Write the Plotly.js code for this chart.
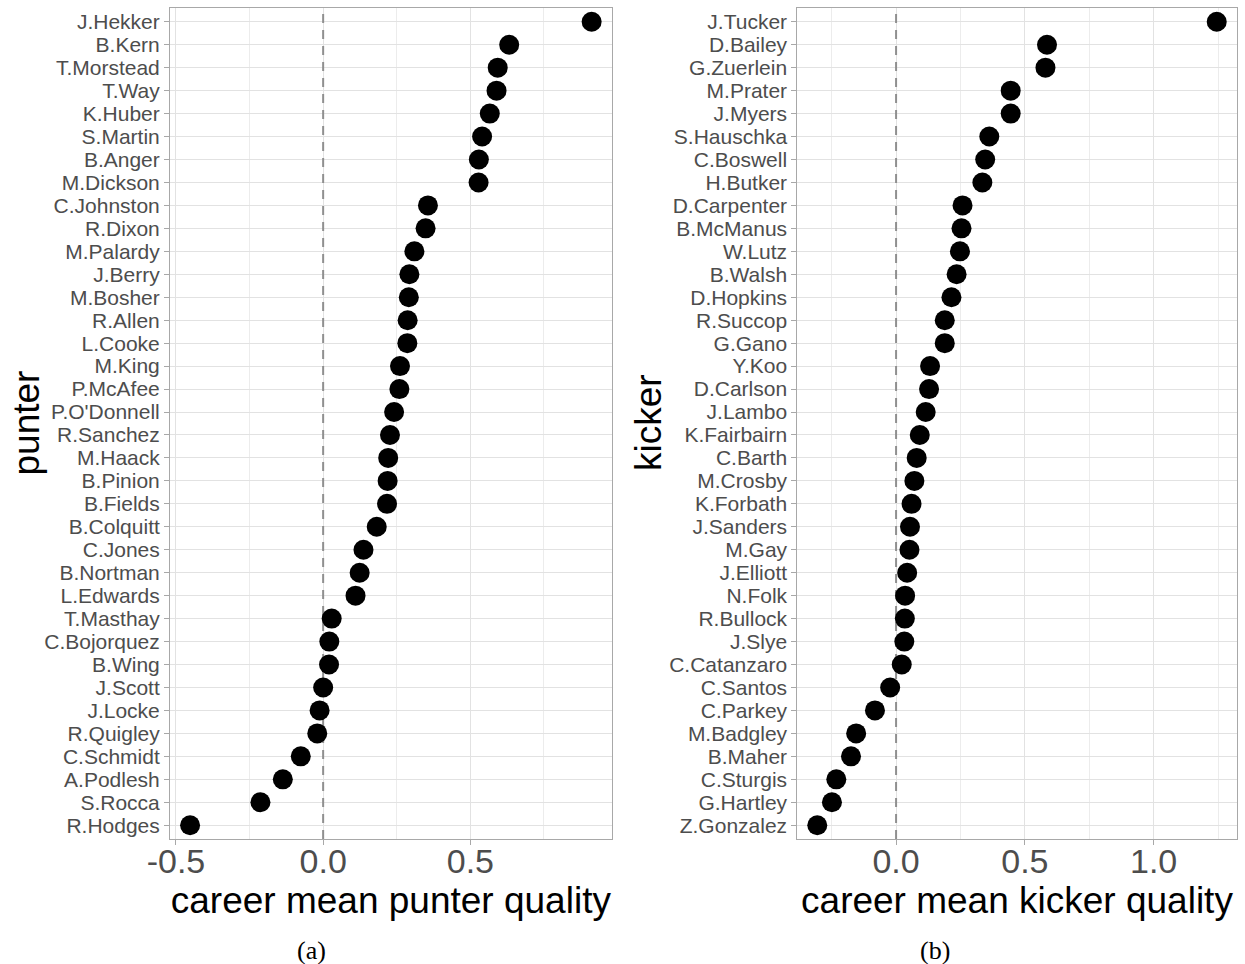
<!DOCTYPE html>
<html>
<head>
<meta charset="utf-8">
<script src="https://cdn.plot.ly/plotly-3.0.1.min.js"></script>
<style>
html,body{margin:0;padding:0;background:#ffffff;}
#chart{width:1245px;height:964px;}
</style>
</head>
<body>
<div id="chart"></div>
<script>
// ---- data (top to bottom as drawn) ----
const punters = ["J.Hekker","B.Kern","T.Morstead","T.Way","K.Huber","S.Martin","B.Anger","M.Dickson",
  "C.Johnston","R.Dixon","M.Palardy","J.Berry","M.Bosher","R.Allen","L.Cooke","M.King","P.McAfee",
  "P.O'Donnell","R.Sanchez","M.Haack","B.Pinion","B.Fields","B.Colquitt","C.Jones","B.Nortman",
  "L.Edwards","T.Masthay","C.Bojorquez","B.Wing","J.Scott","J.Locke","R.Quigley","C.Schmidt",
  "A.Podlesh","S.Rocca","R.Hodges"];
const punterQuality = [0.912,0.632,0.593,0.589,0.566,0.540,0.529,0.528,
  0.356,0.348,0.310,0.293,0.291,0.287,0.286,0.261,0.259,
  0.241,0.227,0.221,0.219,0.217,0.182,0.137,0.124,
  0.110,0.029,0.021,0.020,0.000,-0.012,-0.020,-0.076,
  -0.137,-0.213,-0.452];

const kickers = ["J.Tucker","D.Bailey","G.Zuerlein","M.Prater","J.Myers","S.Hauschka","C.Boswell","H.Butker",
  "D.Carpenter","B.McManus","W.Lutz","B.Walsh","D.Hopkins","R.Succop","G.Gano","Y.Koo","D.Carlson",
  "J.Lambo","K.Fairbairn","C.Barth","M.Crosby","K.Forbath","J.Sanders","M.Gay","J.Elliott","N.Folk",
  "R.Bullock","J.Slye","C.Catanzaro","C.Santos","C.Parkey","M.Badgley","B.Maher","C.Sturgis",
  "G.Hartley","Z.Gonzalez"];
const kickerQuality = [1.245,0.586,0.580,0.445,0.445,0.362,0.346,0.335,
  0.258,0.254,0.248,0.235,0.215,0.189,0.189,0.132,0.128,
  0.115,0.092,0.080,0.071,0.060,0.054,0.052,0.043,0.035,
  0.034,0.032,0.022,-0.023,-0.082,-0.155,-0.175,-0.232,
  -0.249,-0.306];

// reference line (x = 0) spanning the whole panel height (0..1 of the panel)
const refLineX = [0, 0];
const refLineSpan = [0, 1];

const punterTickVals = [-0.5, 0.0, 0.5];
const punterTickText = ["-0.5", "0.0", "0.5"];
const kickerTickVals = [0.0, 0.5, 1.0];
const kickerTickText = ["0.0", "0.5", "1.0"];

const punterXTitle = "career mean punter quality";
const kickerXTitle = "career mean kicker quality";
const punterYTitle = "punter";
const kickerYTitle = "kicker";
const panelLabels = ["(a)", "(b)"];

// ---- helpers ----
function padRange(vals){
  const lo = Math.min(...vals), hi = Math.max(...vals);
  const e = 0.05*(hi-lo);
  return [lo-e, hi+e];
}
function catRange(n){ return [n-1+0.6, -0.6]; }

const SANS = "Liberation Sans, Arial, Helvetica, sans-serif";
const SERIF = "Liberation Serif, Times New Roman, serif";
const GRID = "#e2e2e2";
const MINOR = "#ececec";
const BORDER = "#a8a8a8";

function xAxis(domain, anchor, tv, tt, vals, title){
  return {
    domain: domain, anchor: anchor,
    range: padRange(vals), autorange: false,
    tickmode: "array", tickvals: tv, ticktext: tt,
    ticks: "outside", ticklen: 5, tickwidth: 1, tickcolor: BORDER,
    ticklabelstandoff: -13,
    tickfont: {family: SANS, size: 34, color: "#4d4d4d"},
    showgrid: true, gridcolor: GRID, gridwidth: 1,
    minor: {tickmode: "linear", tick0: 0, dtick: 0.25, showgrid: true, gridcolor: MINOR, gridwidth: 1, ticks: ""},
    zeroline: false,
    showline: true, mirror: true, linecolor: BORDER, linewidth: 1,
    automargin: false,
    title: {text: title, font: {family: SANS, size: 37, color: "#000000"}, standoff: 3}
  };
}
function baseY(domain, anchor){
  return {domain: domain, anchor: anchor, range: [0, 1], autorange: false,
          visible: false, showgrid: false, zeroline: false, fixedrange: true};
}
function catY(domain, anchor, over, cats){
  return {
    domain: domain, anchor: anchor, overlaying: over, side: "left",
    type: "category", categoryorder: "array", categoryarray: cats,
    tickmode: "array", tickvals: cats, ticktext: cats,
    range: catRange(cats.length), autorange: false,
    ticks: "outside", ticklen: 5, tickwidth: 1, tickcolor: BORDER,
    tickfont: {family: SANS, size: 21, color: "#4d4d4d"},
    showgrid: true, gridcolor: GRID, gridwidth: 1,
    zeroline: false,
    showline: true, mirror: true, linecolor: BORDER, linewidth: 1,
    automargin: false
  };
}

const DASH = {color: "#8f8f8f", width: 2, dash: "9px,7px"};
const DOT = {size: 20, color: "#000000", line: {width: 0}};

const traces = [
  {type: "scatter", mode: "lines", x: refLineX, y: refLineSpan, xaxis: "x", yaxis: "y",
   line: DASH, hoverinfo: "skip", showlegend: false},
  {type: "scatter", mode: "lines", x: refLineX, y: refLineSpan, xaxis: "x2", yaxis: "y2",
   line: DASH, hoverinfo: "skip", showlegend: false},
  {type: "scatter", mode: "markers", x: punterQuality, y: punters, xaxis: "x", yaxis: "y3",
   marker: DOT, hoverinfo: "x+y", showlegend: false},
  {type: "scatter", mode: "markers", x: kickerQuality, y: kickers, xaxis: "x2", yaxis: "y4",
   marker: DOT, hoverinfo: "x+y", showlegend: false}
];

const yDom = [0.12967, 0.99170];
const layout = {
  width: 1245, height: 964,
  margin: {l: 0, r: 0, t: 0, b: 0},
  paper_bgcolor: "#ffffff", plot_bgcolor: "#ffffff",
  showlegend: false,
  xaxis: xAxis([0.13655, 0.49133], "y", punterTickVals, punterTickText, punterQuality, punterXTitle),
  yaxis: baseY(yDom, "x"),
  yaxis3: catY(yDom, "x", "y", punters),
  xaxis2: xAxis([0.64040, 0.99333], "y2", kickerTickVals, kickerTickText, kickerQuality, kickerXTitle),
  yaxis2: baseY(yDom, "x2"),
  yaxis4: catY(yDom, "x2", "y2", kickers),
  annotations: [
    {text: punterYTitle, xref: "paper", yref: "paper", x: 25.5/1245, y: (964-423)/964,
     xanchor: "center", yanchor: "middle", textangle: -90, showarrow: false,
     font: {family: SANS, size: 37, color: "#000000"}},
    {text: kickerYTitle, xref: "paper", yref: "paper", x: 648/1245, y: (964-423)/964,
     xanchor: "center", yanchor: "middle", textangle: -90, showarrow: false,
     font: {family: SANS, size: 37, color: "#000000"}},
    {text: panelLabels[0], xref: "paper", yref: "paper", x: 0.2498, y: 0.0145, xanchor: "center", yanchor: "middle",
     showarrow: false, font: {family: SERIF, size: 26, color: "#000000"}},
    {text: panelLabels[1], xref: "paper", yref: "paper", x: 0.7510, y: 0.0145, xanchor: "center", yanchor: "middle",
     showarrow: false, font: {family: SERIF, size: 26, color: "#000000"}}
  ]
};

Plotly.newPlot("chart", traces, layout, {displayModeBar: false, staticPlot: true});
</script>
</body>
</html>
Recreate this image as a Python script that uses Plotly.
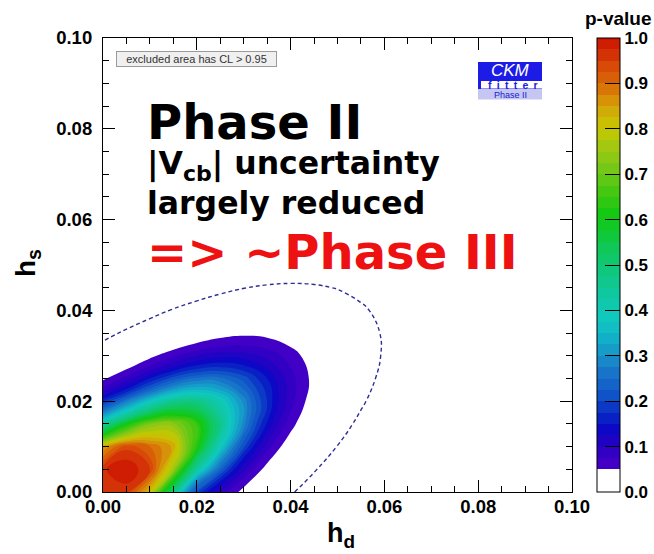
import numpy as np
import plotly.graph_objects as go

# grid of h_d (x) and h_s (y) values
h_d = [0.000, 0.005, 0.010, 0.015, 0.020, 0.025, 0.030, 0.035, 0.040, 0.045, 0.050, 0.055, 0.060, 0.065, 0.070]
h_s = [0.000, 0.005, 0.010, 0.015, 0.020, 0.025, 0.030, 0.035, 0.040, 0.045, 0.050, 0.055]

# Delta chi2, one row per h_s value
chi2_rows = [
    [0.10, 0.08, 0.40, 1.40, 3.20, 4.60, 6.40, 8.67, 11.31, 14.31, 17.67, 21.38, 25.46, 29.90, 34.69],
    [0.06, 0.00, 0.10, 0.55, 1.60, 2.84, 4.45, 6.42, 8.75, 11.43, 14.48, 17.88, 21.65, 25.77, 30.26],
    [0.33, 0.12, 0.21, 0.34, 0.92, 1.85, 3.15, 4.80, 6.82, 9.19, 11.93, 15.02, 18.48, 22.29, 26.46],
    [1.60, 1.00, 0.65, 0.61, 0.87, 1.50, 2.48, 3.83, 5.53, 7.60, 10.02, 12.80, 15.94, 19.44, 23.30],
    [3.50, 2.60, 1.92, 1.52, 1.47, 1.79, 2.46, 3.49, 4.88, 6.64, 8.75, 11.22, 14.05, 17.24, 20.79],
    [6.20, 4.86, 3.78, 3.07, 2.71, 2.71, 3.07, 3.79, 4.87, 6.31, 8.11, 10.27, 12.79, 15.67, 18.91],
    [9.41, 7.67, 6.28, 5.25, 4.58, 4.27, 4.32, 4.73, 5.50, 6.63, 8.12, 9.97, 12.18, 14.74, 17.67],
    [13.18, 11.12, 9.42, 8.08, 7.10, 6.48, 6.22, 6.31, 6.77, 7.59, 8.77, 10.30, 12.20, 14.45, 17.07],
    [17.57, 15.20, 13.19, 11.54, 10.25, 9.32, 8.75, 8.53, 8.68, 9.19, 10.05, 11.27, 12.86, 14.80, 17.11],
    [22.61, 19.93, 17.61, 15.65, 14.04, 12.80, 11.92, 11.39, 11.23, 11.42, 11.97, 12.89, 14.16, 15.79, 17.78],
    [28.29, 25.30, 22.66, 20.39, 18.48, 16.92, 15.72, 14.89, 14.41, 14.29, 14.54, 15.14, 16.10, 17.42, 19.10],
    [34.61, 31.30, 28.36, 25.77, 23.55, 21.68, 20.17, 19.02, 18.24, 17.81, 17.74, 18.03, 18.68, 19.69, 21.05],
]

excl_cl = 0.95          # fill shown where p-value > 1 - CL
dashed_p = 0.0027       # dashed contour (3 sigma)
band_size = 0.025       # p-value step of the colour bands

x_ticks = [0.00, 0.02, 0.04, 0.06, 0.08, 0.10]
y_ticks = [0.00, 0.02, 0.04, 0.06, 0.08, 0.10]
cbar_ticks = [0.0, 0.1, 0.2, 0.3, 0.4, 0.5, 0.6, 0.7, 0.8, 0.9, 1.0]

chi2 = np.array(chi2_rows)
pval = np.exp(-chi2 / 2.0)  # 2-dof p-value

p_min = 1 - excl_cl
rainbow = [
    [p_min, "#4a00c8"], [0.10, "#2a00c2"], [0.14, "#0a08c6"], [0.17, "#0828c4"],
    [0.21, "#1050c8"], [0.26, "#1872c8"], [0.30, "#1892c8"], [0.34, "#10b2c8"],
    [0.38, "#10c8c0"], [0.43, "#10c8a4"], [0.48, "#10c882"], [0.53, "#10c860"],
    [0.57, "#10c834"], [0.61, "#12c812"], [0.66, "#44c812"], [0.71, "#74c818"],
    [0.76, "#a2c810"], [0.80, "#c8c800"], [0.84, "#d2aa08"], [0.87, "#d88a08"],
    [0.90, "#d86a08"], [0.94, "#d84808"], [0.97, "#d22a06"], [1.0, "#cc1400"],
]
colorscale_p = [[0.0, "#ffffff"], [p_min - 1e-4, "#ffffff"]] + rainbow


def rainbow_at(p):
    pos = [s[0] for s in rainbow]
    rgb = np.array([[int(c[i:i + 2], 16) for i in (1, 3, 5)] for _, c in rainbow], dtype=float)
    vals = [np.interp(p, pos, rgb[:, k]) for k in range(3)]
    return "rgb(%d,%d,%d)" % tuple(int(round(v)) for v in vals)


BOLD = "Liberation Sans"
fig = go.Figure()
# p-value contour that carries the colour bar (drawn invisible; bands below are drawn from chi2)
fig.add_trace(go.Contour(
    x=h_d, y=h_s, z=pval, opacity=0,
    zmin=0, zmax=1, autocontour=False,
    contours=dict(start=0, end=1, size=band_size, coloring="fill", showlines=False),
    line=dict(width=0),
    colorscale=colorscale_p,
    colorbar=dict(
        x=(597 - 103) / 469, xanchor="left", y=0.5, yanchor="middle",
        len=1, lenmode="fraction", thickness=23, xpad=0, ypad=0,
        outlinecolor="black", outlinewidth=1,
        tickvals=cbar_ticks, tickformat=".1f",
        ticks="inside", ticklen=15, tickcolor="black", tickwidth=1,
        tickfont=dict(family=BOLD, size=17, color="black", weight="bold"),
    ),
    hoverinfo="skip",
))

# filled p-value bands: region with p > level, outermost first
levels = np.arange(p_min, 1.0 - 1e-9, band_size)
neg_chi2 = -chi2
for lv in levels:
    col = rainbow_at(lv + band_size / 2)
    thr = 2 * np.log(lv)  # -chi2 threshold
    fig.add_trace(go.Contour(
        x=h_d, y=h_s, z=neg_chi2, autocontour=False,
        contours=dict(start=thr, end=thr, size=1, coloring="fill", showlines=False),
        colorscale=[[0, "rgba(255,255,255,0)"], [0.5, "rgba(255,255,255,0)"], [0.5, col], [1, col]],
        line=dict(width=0, smoothing=1.3), showscale=False, hoverinfo="skip",
    ))

fig.add_trace(go.Contour(
    x=h_d, y=h_s, z=chi2, autocontour=False,
    contours=dict(start=-2 * np.log(dashed_p), end=-2 * np.log(dashed_p), size=1, coloring="none"),
    line=dict(color="#2e2e96", width=1.4, dash="4px,3px", smoothing=1.3),
    showscale=False, hoverinfo="skip",
))

axis_common = dict(
    range=[0, 0.1], tickformat=".2f", ticks="inside", ticklen=12, tickwidth=1, tickcolor="black",
    minor=dict(ticks="inside", ticklen=6, dtick=0.005, tickcolor="black", tickwidth=1),
    showline=True, linecolor="black", linewidth=1.2, mirror="ticks", showgrid=False, zeroline=False,
    tickfont=dict(family=BOLD, size=18.5, color="black", weight="bold"),
)
fig.update_xaxes(tickvals=x_ticks, ticklabelstandoff=-2, **axis_common)
fig.update_yaxes(tickvals=y_ticks, ticklabelstandoff=6, **axis_common)


def px_x(px):
    return (px - 103) / 469


def px_y(py):
    return (492 - py) / 454


P = dict(xref="paper", yref="paper", showarrow=False, yanchor="middle")
ann = []
ann.append(dict(x=px_x(341), y=px_y(535), xanchor="center", text="h<sub>d</sub>",
                font=dict(family=BOLD, size=27, color="black", weight="bold"), **P))
ann.append(dict(x=px_x(27), y=px_y(263), xanchor="center", text="h<sub>s</sub>", textangle=-90,
                font=dict(family=BOLD, size=28, color="black", weight="bold"), **P))
ann.append(dict(x=px_x(618), y=px_y(18), xanchor="center", text="p-value",
                font=dict(family=BOLD, size=19, color="black", weight="bold"), **P))
ann.append(dict(x=px_x(116), y=px_y(59), xanchor="left", text="excluded area has CL > 0.95",
                bgcolor="#f0f0f0", bordercolor="#9a9a9a", borderwidth=1,
                borderpad=1, width=157, align="center",
                font=dict(family=BOLD, size=11, color="#333333"), **P))
DJ = "DejaVu Sans"
ann.append(dict(x=px_x(145), y=px_y(121.5), xanchor="left", text="Phase II",
                font=dict(family=DJ, size=48, color="black", weight="bold"), **P))
ann.append(dict(x=px_x(146), y=px_y(165.5), xanchor="left", text="|V<sub>cb</sub>| uncertainty",
                borderpad=0, font=dict(family=DJ, size=31.5, color="black", weight="bold"), **P))
ann.append(dict(x=px_x(146), y=px_y(203), xanchor="left", text="largely reduced",
                borderpad=0, font=dict(family=DJ, size=31.5, color="black", weight="bold"), **P))
ann.append(dict(x=px_x(145), y=px_y(251.5), xanchor="left", text="=> ~Phase III",
                font=dict(family=DJ, size=48, color="#ee1111", weight="bold"), **P))
# CKMfitter logo
ann.append(dict(x=px_x(510), y=px_y(70), xanchor="center", text="<i>CKM</i>", borderpad=0,
                font=dict(family=BOLD, size=17, color="white"), **P))
ann.append(dict(x=px_x(513), y=px_y(85), xanchor="center", text="f\u2002i\u2002t\u2002t\u2002e\u2002r",
                borderpad=0, font=dict(family=BOLD, size=10.5, color="#1c1ce0", weight="bold"), **P))
ann.append(dict(x=px_x(510), y=px_y(95), xanchor="center", text="Phase II", borderpad=0,
                font=dict(family=BOLD, size=9, color="#2020d0"), **P))

shapes = [
    dict(type="rect", xref="paper", yref="paper", x0=px_x(478), x1=px_x(542), y0=px_y(89), y1=px_y(62),
         fillcolor="#1c1ce6", line=dict(width=0), layer="above"),
    dict(type="rect", xref="paper", yref="paper", x0=px_x(481), x1=px_x(542), y0=px_y(88.5), y1=px_y(81),
         fillcolor="white", line=dict(width=0), layer="above"),
    dict(type="rect", xref="paper", yref="paper", x0=px_x(478), x1=px_x(542), y0=px_y(99.5), y1=px_y(89),
         fillcolor="#c6c6f2", line=dict(width=0), layer="above"),
]

fig.update_layout(
    width=654, height=554, margin=dict(l=103, r=82, t=38, b=62, autoexpand=False),
    paper_bgcolor="white", plot_bgcolor="white",
    annotations=ann, shapes=shapes, showlegend=False,
)
fig.write_html("out.html")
- - -
From the entries above, select each line containing the string "that".

Recreate this image as a Python script that uses Plotly.
# p-value contour that carries the colour bar (drawn invisible; bands below are drawn from chi2)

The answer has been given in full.